Other times though, we had dedicated missions... usually Maccas. I mean, doesn’t everybody need a late-night cheeseburger and Coke?
Ah, the number of laps - or 'mainies' - of my hometown’s main drag completed as a teen would have to be in the thousands.
While I was always the passenger (I didn’t sit my licence test until 21), most of my friends were driving while I was still in year 12, which meant weekends were spent aimlessly doing loops around the main part of town along with half of the other student population.
As we did this, curated playlists were listened to on car stereos and many gossip sessions were had.
This brings me to mixtapes (mixed tapes) or CDs.
What car you or your friends had would mean the difference between recording mixed tapes or mixed CDs (it was advisable to have both on hand).
Creating playlists for a variety of occasions - summer, graduation, beach road trips, lap nights, breakups, or nights out - curated compilations of everything from pop anthems, and angry headbangers to heartbreak ballads were made to create the soundtrack to our teen lives.
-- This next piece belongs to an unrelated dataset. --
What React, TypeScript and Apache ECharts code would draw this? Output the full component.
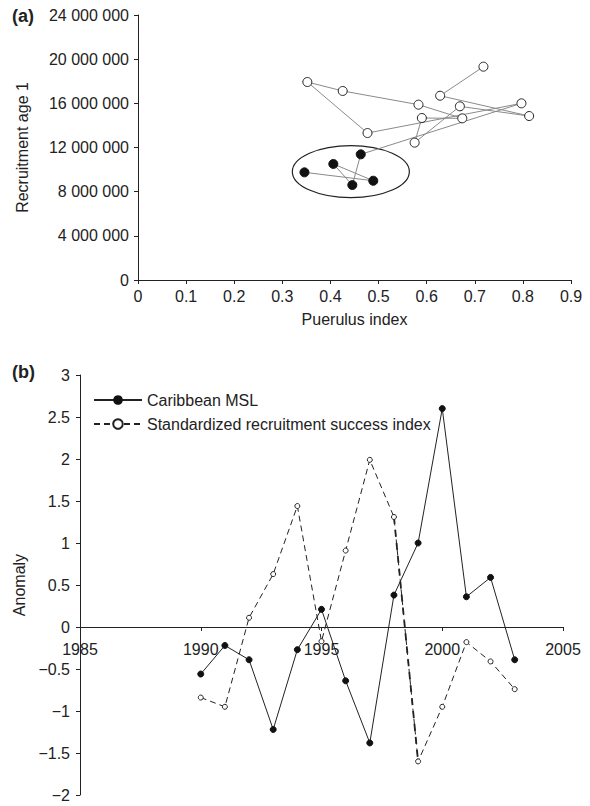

Along with this, there were many sing-alongs and wound-down windows where the music would, ridiculously loudly, blare out of (because does it even count if it’s not at full volume)?
For me, this was perhaps the greatest thing to come from my friends getting their licences.
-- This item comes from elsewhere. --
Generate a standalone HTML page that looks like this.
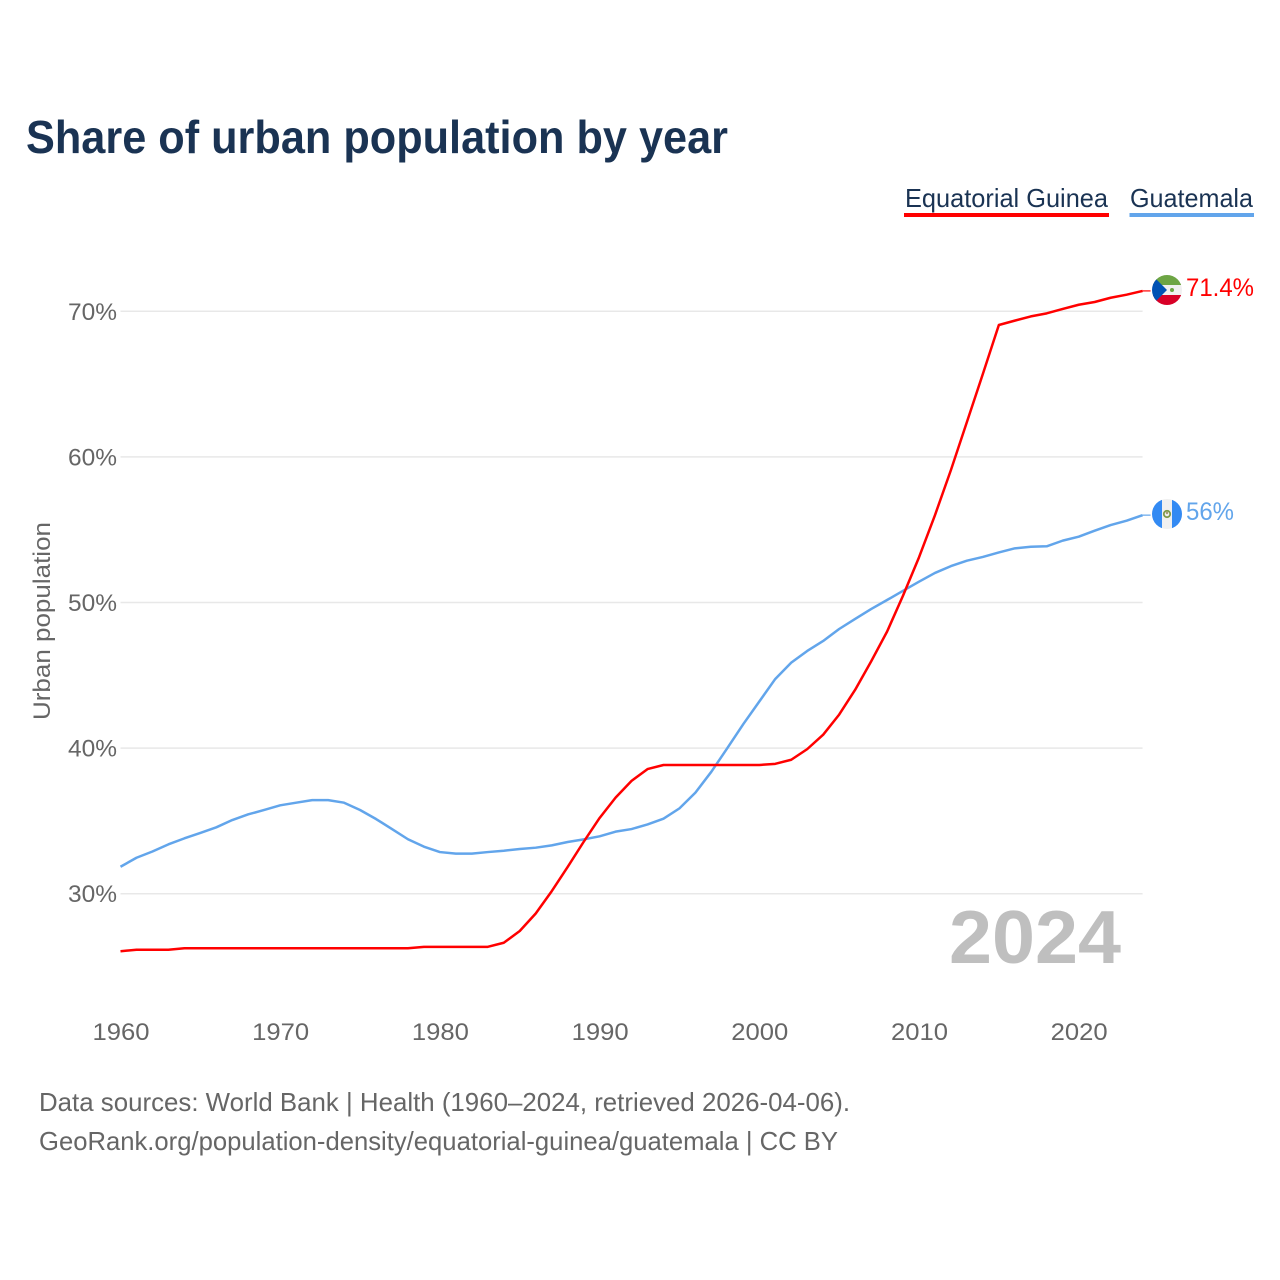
<!DOCTYPE html>
<html lang="en">
<head>
<meta charset="utf-8">
<title>Share of urban population by year</title>
<style>
html,body{margin:0;padding:0;background:#fff;width:1280px;height:1280px;overflow:hidden}
svg{display:block}
text{font-family:"Liberation Sans",sans-serif}
</style>
</head>
<body>
<svg id="chart" xmlns="http://www.w3.org/2000/svg" width="1280" height="1280" viewBox="0 0 1280 1280">
  <defs>
    <clipPath id="flag-clip-gq"><circle cx="1167" cy="290" r="15"/></clipPath>
    <clipPath id="flag-clip-gt"><circle cx="1167" cy="514" r="15"/></clipPath>
  </defs>
  <rect x="0" y="0" width="1280" height="1280" fill="#fff"/>
  <text x="26" y="153" font-size="46" font-weight="700" fill="#1a3353" textLength="702" lengthAdjust="spacingAndGlyphs">Share of urban population by year</text>

  <g>
    <text x="905" y="207" font-size="26" fill="#1a3353" textLength="203" lengthAdjust="spacingAndGlyphs">Equatorial Guinea</text>
    <rect x="904" y="213" width="205" height="4" fill="#ff0000"/>
  </g>
  <g>
    <text x="1130" y="207" font-size="26" fill="#1a3353" textLength="123" lengthAdjust="spacingAndGlyphs">Guatemala</text>
    <rect x="1129.500" y="213" width="124.500" height="4" fill="#62a5eb"/>
  </g>

  <g id="grid"></g>
  <g id="y-ticks"></g>
  <g id="x-ticks"></g>
  <text transform="translate(50,621) rotate(-90)" text-anchor="middle" font-size="24" fill="#666" textLength="198" lengthAdjust="spacingAndGlyphs">Urban population</text>
  <text x="949" y="963" font-size="75" font-weight="700" fill="#bfbfbf" textLength="172" lengthAdjust="spacingAndGlyphs">2024</text>
  <g id="series"></g>

  <g clip-path="url(#flag-clip-gq)">
    <rect x="1152" y="275" width="30" height="30" fill="#f0f0f0"/>
    <rect x="1152" y="275" width="30" height="10" fill="#6da544"/>
    <rect x="1152" y="295" width="30" height="10" fill="#d80027"/>
    <path d="M1152 275 L1167 290 L1152 305 Z" fill="#0052b4"/>
    <circle cx="1172" cy="290" r="2" fill="#6da544"/>
  </g>
  <g clip-path="url(#flag-clip-gt)">
    <rect x="1152" y="499" width="30" height="30" fill="#f0f0f0"/>
    <rect x="1152" y="499" width="10" height="30" fill="#338af3"/>
    <rect x="1172" y="499" width="10" height="30" fill="#338af3"/>
    <circle cx="1167" cy="514" r="3.200" fill="none" stroke="#7f9a4a" stroke-width="1.800"/>
    <circle cx="1167" cy="513" r="1.200" fill="#a89a70"/>
  </g>
  <text id="value-label-gq" x="1186" y="296" font-size="25" fill="#ff0000" textLength="68" lengthAdjust="spacingAndGlyphs"></text>
  <text id="value-label-gt" x="1186" y="520" font-size="25" fill="#62a5eb" textLength="48" lengthAdjust="spacingAndGlyphs"></text>

  <text x="39" y="1111" font-size="26" fill="#666" textLength="811" lengthAdjust="spacingAndGlyphs">Data sources: World Bank | Health (1960–2024, retrieved 2026-04-06).</text>
  <a><text x="39" y="1150" font-size="26" fill="#666" textLength="799" lengthAdjust="spacingAndGlyphs">GeoRank.org/population-density/equatorial-guinea/guatemala | CC BY</text></a>
</svg>
<script>
const firstYear = 1960;
const xTickYears = [1960, 1970, 1980, 1990, 2000, 2010, 2020];
const yTickValues = [30, 40, 50, 60, 70];
const equatorialGuinea = [
  26.05, 26.15, 26.15, 26.15, 26.25, 26.25, 26.25, 26.25, 26.25, 26.25,
  26.25, 26.25, 26.25, 26.25, 26.25, 26.25, 26.25, 26.25, 26.25, 26.35,
  26.35, 26.35, 26.35, 26.35, 26.63, 27.44, 28.64, 30.17, 31.84, 33.56,
  35.2, 36.6, 37.75, 38.56, 38.84, 38.84, 38.84, 38.84, 38.84, 38.84,
  38.84, 38.92, 39.2, 39.93, 40.92, 42.3, 44.0, 45.95, 48.0, 50.47,
  53.1, 56.0, 59.1, 62.4, 65.7, 69.06, 69.36, 69.65, 69.86, 70.16,
  70.45, 70.64, 70.93, 71.14, 71.4
];
const guatemala = [
  31.85, 32.47, 32.9, 33.39, 33.8, 34.17, 34.56, 35.06, 35.45, 35.75,
  36.07, 36.25, 36.43, 36.43, 36.25, 35.75, 35.13, 34.44, 33.74, 33.23,
  32.86, 32.75, 32.75, 32.86, 32.95, 33.07, 33.16, 33.32, 33.55, 33.73,
  33.94, 34.26, 34.44, 34.76, 35.15, 35.86, 36.94, 38.38, 40.0, 41.65,
  43.2, 44.75, 45.87, 46.67, 47.36, 48.18, 48.87, 49.55, 50.17, 50.8,
  51.43, 52.03, 52.5, 52.87, 53.13, 53.44, 53.72, 53.83, 53.86, 54.25,
  54.52, 54.93, 55.32, 55.62, 56.0
];
const equatorialGuineaLabel = '71.4%';
const guatemalaLabel = '56%';

const NS = 'http://www.w3.org/2000/svg';
function xScale(year) { return 120.5 + (year - firstYear) * 15.97; }
function yScale(value) { return 893.7 - (value - 30) * 14.56; }

const gridGroup = document.getElementById('grid');
const yTickGroup = document.getElementById('y-ticks');
yTickValues.forEach(function (v) {
  const line = document.createElementNS(NS, 'line');
  
  
  line.setAttribute('x1', xScale(firstYear));
  line.setAttribute('x2', xScale(2024));
  line.setAttribute('y1', yScale(v));
  line.setAttribute('y2', yScale(v));
  line.setAttribute('stroke', '#e8e8e8');
  line.setAttribute('stroke-width', '1.5');
  gridGroup.appendChild(line);

  const label = document.createElementNS(NS, 'text');
  
  
  label.setAttribute('x', 117);
  label.setAttribute('y', yScale(v) + 8.5);
  label.setAttribute('text-anchor', 'end');
  label.setAttribute('font-size', '24');
  label.setAttribute('fill', '#666');
  label.setAttribute('textLength', '49');
  label.setAttribute('lengthAdjust', 'spacingAndGlyphs');
  label.textContent = v + '%';
  yTickGroup.appendChild(label);
});

const xTickGroup = document.getElementById('x-ticks');
xTickYears.forEach(function (year) {
  const label = document.createElementNS(NS, 'text');
  
  
  label.setAttribute('x', xScale(year) + 0.5);
  label.setAttribute('y', 1040);
  label.setAttribute('text-anchor', 'middle');
  label.setAttribute('font-size', '24');
  label.setAttribute('fill', '#666');
  label.setAttribute('textLength', '57');
  label.setAttribute('lengthAdjust', 'spacingAndGlyphs');
  label.textContent = year;
  xTickGroup.appendChild(label);
});

function pointsFor(values) {
  return values.map(function (v, i) {
    return xScale(firstYear + i).toFixed(2) + ',' + yScale(v).toFixed(2);
  }).join(' ');
}

const seriesGroup = document.getElementById('series');

const guatemalaLine = document.createElementNS(NS, 'polyline');


guatemalaLine.setAttribute('points', pointsFor(guatemala));
guatemalaLine.setAttribute('fill', 'none');
guatemalaLine.setAttribute('stroke', '#62a5eb');
guatemalaLine.setAttribute('stroke-width', '2.5');
guatemalaLine.setAttribute('stroke-linejoin', 'round');
seriesGroup.appendChild(guatemalaLine);

const equatorialGuineaLine = document.createElementNS(NS, 'polyline');


equatorialGuineaLine.setAttribute('points', pointsFor(equatorialGuinea));
equatorialGuineaLine.setAttribute('fill', 'none');
equatorialGuineaLine.setAttribute('stroke', '#ff0000');
equatorialGuineaLine.setAttribute('stroke-width', '2.5');
equatorialGuineaLine.setAttribute('stroke-linejoin', 'round');
seriesGroup.appendChild(equatorialGuineaLine);

const guatemalaConnector = document.createElementNS(NS, 'line');


guatemalaConnector.setAttribute('x1', xScale(2024));
guatemalaConnector.setAttribute('x2', xScale(2024) + 8);
guatemalaConnector.setAttribute('y1', yScale(guatemala[guatemala.length - 1]));
guatemalaConnector.setAttribute('y2', yScale(guatemala[guatemala.length - 1]));
guatemalaConnector.setAttribute('stroke', '#62a5eb');
guatemalaConnector.setAttribute('stroke-width', '1.2');
seriesGroup.appendChild(guatemalaConnector);

const equatorialGuineaConnector = document.createElementNS(NS, 'line');


equatorialGuineaConnector.setAttribute('x1', xScale(2024));
equatorialGuineaConnector.setAttribute('x2', xScale(2024) + 8);
equatorialGuineaConnector.setAttribute('y1', yScale(equatorialGuinea[equatorialGuinea.length - 1]));
equatorialGuineaConnector.setAttribute('y2', yScale(equatorialGuinea[equatorialGuinea.length - 1]));
equatorialGuineaConnector.setAttribute('stroke', '#ff0000');
equatorialGuineaConnector.setAttribute('stroke-width', '1.2');
seriesGroup.appendChild(equatorialGuineaConnector);

document.getElementById('value-label-gq').textContent = equatorialGuineaLabel;
document.getElementById('value-label-gt').textContent = guatemalaLabel;
</script>
</body>
</html>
As a young year 12 in Victoria, even if I’d wanted to sit my Ps, I couldn’t until the following year. But because many of my friends were older, I reaped the benefits of their newly acquired licence.
This meant no more mum or public bus to and from school which was not only time-saving but my god did I feel cool.
Arriving in the school car park, feeling like a true adult as we hopped out of my friend’s Honda right next to our English teacher, often receiving jealous glares from non-licenced students - it was like living the dream.
Because aesthetics wasn’t just important for your own personal style but every extension of yourself too, including your car.
This usually began by naming your car. The Beast was a pretty common one but there were also some niche titles like The Gospel Bus – a name given to my friend’s Tarago after the soundtrack for Sister Act somehow found its way on, along with Frank, the Ford. According to my friend, "He [the car] just seems like a Frank.”
On top of this, there were many visits to car retailers where random assortments of decorative accessories – car seat covers, steering wheel covers, air fresheners, stickers - were purchased and then placed/affixed to their cars, including hideous eyelashes for the headlights which my friend insisted gave her car 'diva personality'.
While now, as a full-time taxi driver to two children, I like to avoid car trips, much preferring a night in front of Netflix with a wine, twenty years ago, there was really nothing better.